Bush, on the other hand, doesn’t have to worry that much about protecting the homeland, at least not if his corporate buddies insist that he roll back security measures against potential terrorist attacks which they consider too onerous:
The Department of Homeland Security yesterday eased rules requiring tens of thousands of U.S. chemical plants to protect their stockpiles from terrorists, pleasing chemical industry lobbyists but disappointing environmentalists and some Democratic lawmakers, who said they will beef up requirements next year. […]
For instance, DHS increased the reporting trigger for stored chlorine from 1,875 pounds to 2,500 pounds, exempting a standard one-ton shipping cylinder used by industry. Insurgents in Iraq have used bombs to disperse liquid chlorine into toxic gas clouds.
DHS also increased the disclosure threshold for ammonium nitrate from 7,500 pounds to 10,000 pounds. That substance was a component in fertilizer-based bombs used in the 1995 Oklahoma City bombing and the 1993 attack on the World Trade Center.
“There are 10 widely recognized ultra-hazardous chemicals. . . . To a chemical, their thresholds increased,” said Rick Hind, legislative director for Greenpeace Toxics Campaign. “When push comes to shove, Homeland Security here folded like a sheet to industry pressure. . . . It’s clear for whom these laws and loopholes were written.” […]

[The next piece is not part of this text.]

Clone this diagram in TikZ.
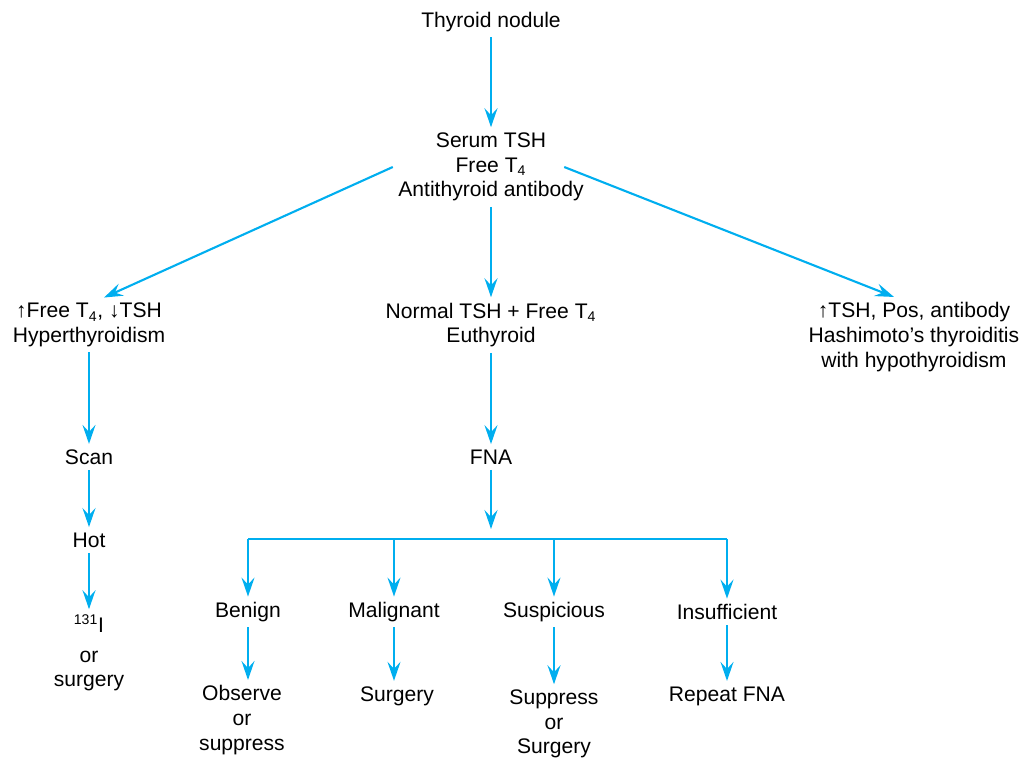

P.J. Crowley, director of homeland security at the Democratic think tank Center for American Progress, said that security standards should be higher than safety standards, “since the risk associated with a deliberate terrorist attack is more severe than the potential for an accidental release.”
House Homeland Security Committee Chairman Bennie G. Thompson (D-Miss.) also said the new regulations are not strong enough. “Putting a Band-Aid on a broken leg is not fixing it,” said Thompson, adding that he expects to press for tougher rules next year.
Nice to know we can all breathe a lot less easily because the Chemical industry owns the Department of of Homeland Security, lock stock and both barrels. Not that this is much of an issue for Republicans, or even for the Senator from Connecticut (Party for, by and always of Joe Lieberman) who had this to say about the Bush administration’s most recent effort to make us less safe from a devastating terrorist attack:
Sen. Joseph I. Lieberman (I-Conn.), chairman of the Senate’s homeland security panel, called the new rules “good news.” The American Chemistry Council, which represents the nation’s largest chemical companies, including Dow Chemical, DuPont and BASF, also said it “strongly supports” DHS’s approach.
Yes, good news indeed, if you own stock in a chemical company, or receive campaign contributions from them, or from industries that use large quantities of chemicals. For the rest of us? Hey, I just report. You can decide the answer to that question for yourself.